Katie: ‘Sometimes we buy seed and grow out a variety and that’s what we do, but it’s not my favourite thing to do. We just do it because people need to be able to buy certain varieties – Dark Star for example – it’s a great variety of zucchini. It’s a good example, it doesn’t need improvement, it’s awesome. But, I just think there’s something quintessentially human about being able to interact with the plants in that way (through selection), it’s like dancing.’
Relationship and the people element plays a big role in their business, from consciously sharing their work with their local community, to making an effort to keep everything at human scale at the farm, using minimal machinery to ensure they maintain that strong relationship with their crops. As a collective, they also recognise the benefit of having many eyes observing each plant, and we all agreed that we need many many more people doing this vital work.
Katie: ‘Diversity of people is so important. What I am drawn to could be totally different to what someone else is drawn to. So having as wide a range of people working on these things is going to give us a much wider range of things that people love and care for and steward.’
I absolutely loved my afternoon at this beautiful and abundant farm. Sam, Katie and Joanne are inspiring seed stewards, and are embracing all the joy that can be found in the critical work that they do.
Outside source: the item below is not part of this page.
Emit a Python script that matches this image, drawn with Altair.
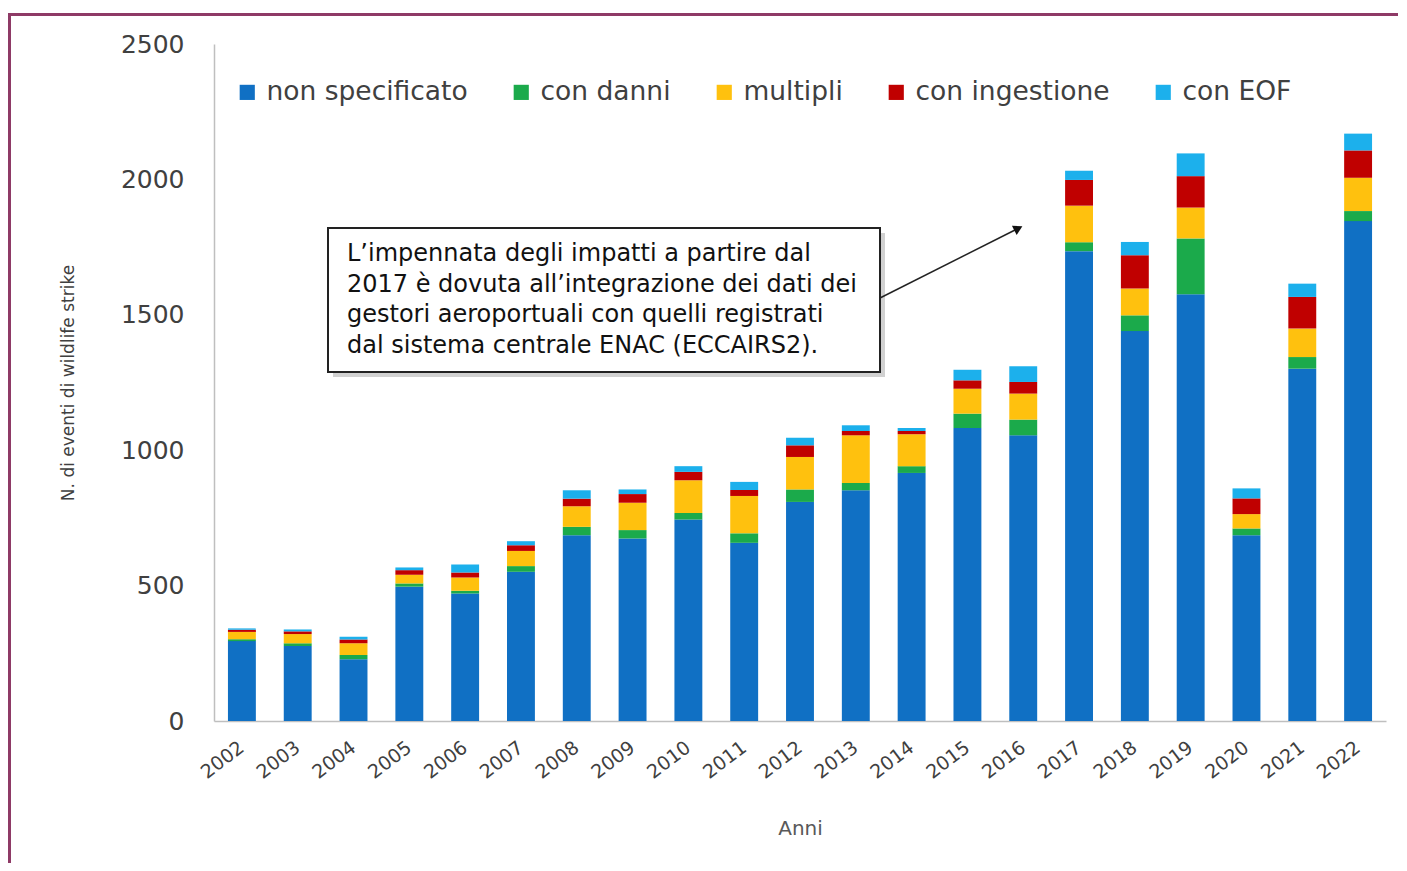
import altair as alt
import pandas as pd

years = [str(y) for y in range(2002, 2023)]
categories = ["non specificato", "con danni", "multipli", "con ingestione", "con EOF"]
colors = ["#1070C4", "#1BAA4B", "#FFC10E", "#C00000", "#1CB0EC"]

non_specificato = [295, 277, 228, 496, 471, 551, 686, 674, 744, 658, 809, 852, 916, 1082, 1055, 1735, 1440, 1576, 686, 1301, 1846]
con_danni       = [7, 10, 16, 12, 10, 21, 31, 31, 24, 35, 46, 27, 25, 53, 58, 33, 58, 206, 25, 43, 37]
multipli        = [27, 34, 43, 32, 49, 56, 76, 101, 121, 138, 120, 176, 118, 92, 96, 135, 99, 114, 53, 105, 123]
con_ingestione  = [8, 10, 14, 17, 18, 21, 28, 32, 31, 22, 43, 16, 12, 31, 43, 95, 123, 116, 58, 117, 101]
con_eof         = [5, 7, 10, 10, 30, 15, 31, 17, 21, 30, 28, 21, 11, 39, 58, 34, 49, 84, 37, 49, 62]

y_ticks = [0, 500, 1000, 1500, 2000, 2500]

annotation_lines = [
    "L\u2019impennata degli impatti a partire dal",
    "2017 \u00e8 dovuta all\u2019integrazione dei dati dei",
    "gestori aeroportuali con quelli registrati",
    "dal sistema centrale ENAC (ECCAIRS2).",
]

series = [non_specificato, con_danni, multipli, con_ingestione, con_eof]
rows = []
for ci, (cat, vals) in enumerate(zip(categories, series)):
    for y, v in zip(years, vals):
        rows.append({"Anno": y, "Categoria": cat, "Valore": v, "ordine": ci})
df = pd.DataFrame(rows)

FONT = "DejaVu Sans"
W, H = 1172, 677

bars = alt.Chart(df).mark_bar().encode(
    x=alt.X("Anno:N", sort=years,
            scale=alt.Scale(paddingInner=0.5, paddingOuter=0.25),
            axis=alt.Axis(title="Anni", labelAngle=-37, labelAlign="right",
                          labelBaseline="middle", labelPadding=24, ticks=False,
                          labelFontSize=19, labelColor="#404040", labelFont=FONT,
                          titleFont=FONT, titleFontSize=20, titleFontWeight="normal",
                          titleColor="#595959", titleBaseline="middle", titleY=107,
                          domainColor="#BFBFBF", domainWidth=1.5)),
    y=alt.Y("Valore:Q", stack="zero",
            scale=alt.Scale(domain=[0, 2500], nice=False),
            axis=alt.Axis(title="N. di eventi di wildlife strike", values=y_ticks,
                          format="d", ticks=False, grid=False, labelPadding=30,
                          labelFontSize=25, labelColor="#404040", labelFont=FONT,
                          titleFont=FONT, titleFontSize=17, titleFontWeight="normal",
                          titleColor="#404040", titleBaseline="middle",
                          titleX=-146, titleY=H / 2,
                          domainColor="#BFBFBF", domainWidth=1.5)),
    color=alt.Color("Categoria:N",
                    scale=alt.Scale(domain=categories, range=colors),
                    sort=categories,
                    legend=alt.Legend(title=None, orient="none", direction="horizontal",
                                      legendX=20, legendY=35, symbolType="square",
                                      symbolSize=230, symbolStrokeWidth=0,
                                      labelFont=FONT, labelFontSize=26.5,
                                      labelColor="#404040", labelOffset=6,
                                      columnPadding=40, labelLimit=400)),
    order=alt.Order("ordine:Q", sort="ascending"),
)

one = alt.Data(values=[{}])

shadow = alt.Chart(one).mark_rect(color="#9a9a9a", opacity=0.45).encode(
    x=alt.value(119), x2=alt.value(671), y=alt.value(189), y2=alt.value(333))
box = alt.Chart(one).mark_rect(fill="white", stroke="#222222", strokeWidth=2).encode(
    x=alt.value(114), x2=alt.value(666), y=alt.value(184), y2=alt.value(328))
note = alt.Chart(one).mark_text(align="left", baseline="middle", font=FONT,
                                fontSize=24, lineHeight=30.5, color="#111111").encode(
    x=alt.value(133), y=alt.value(210), text=alt.value(annotation_lines))
arrow_line = alt.Chart(one).mark_rule(color="#222222", strokeWidth=1.5).encode(
    x=alt.value(666), y=alt.value(254), x2=alt.value(803), y2=alt.value(185))
arrow_head = alt.Chart(one).mark_point(shape="triangle", filled=True, color="#111111",
                                       opacity=1, size=110, angle=63).encode(
    x=alt.value(803), y=alt.value(185))

frame_top = alt.Chart(one).mark_rule(color="#8E3A66", strokeWidth=3).encode(
    x=alt.value(-206), x2=alt.value(1200), y=alt.value(-29.5))
frame_left = alt.Chart(one).mark_rule(color="#8E3A66", strokeWidth=3).encode(
    x=alt.value(-204.5), y=alt.value(-31), y2=alt.value(850))

chart = alt.layer(bars, shadow, box, note, arrow_line, arrow_head, frame_top, frame_left).properties(
    width=W, height=H,
    autosize=alt.AutoSizeParams(type="none"),
    padding={"left": 206, "top": 36, "right": 12, "bottom": 142},
    background="white",
).configure_view(stroke=None)

chart.save("out.html", embed_options={"renderer": "svg", "actions": False})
In this time of crisis and unrest, all of the amazing seed companies I have visited so far on this journey bring me so much hope. As they summarise eloquently on their website, Saltwater Seeds ‘envision a world where agricultural work is valued as the essential work, of a vibrant agricultural community, thoughtful farmers, engaged farm workers, longtime residents supportive of small-scale, local farming, and a willingness to continually question the role of agriculture in colonial imperialism, unequal land access, and institutionalised racism. Together we are envisioning and enacting systems that will become more just.’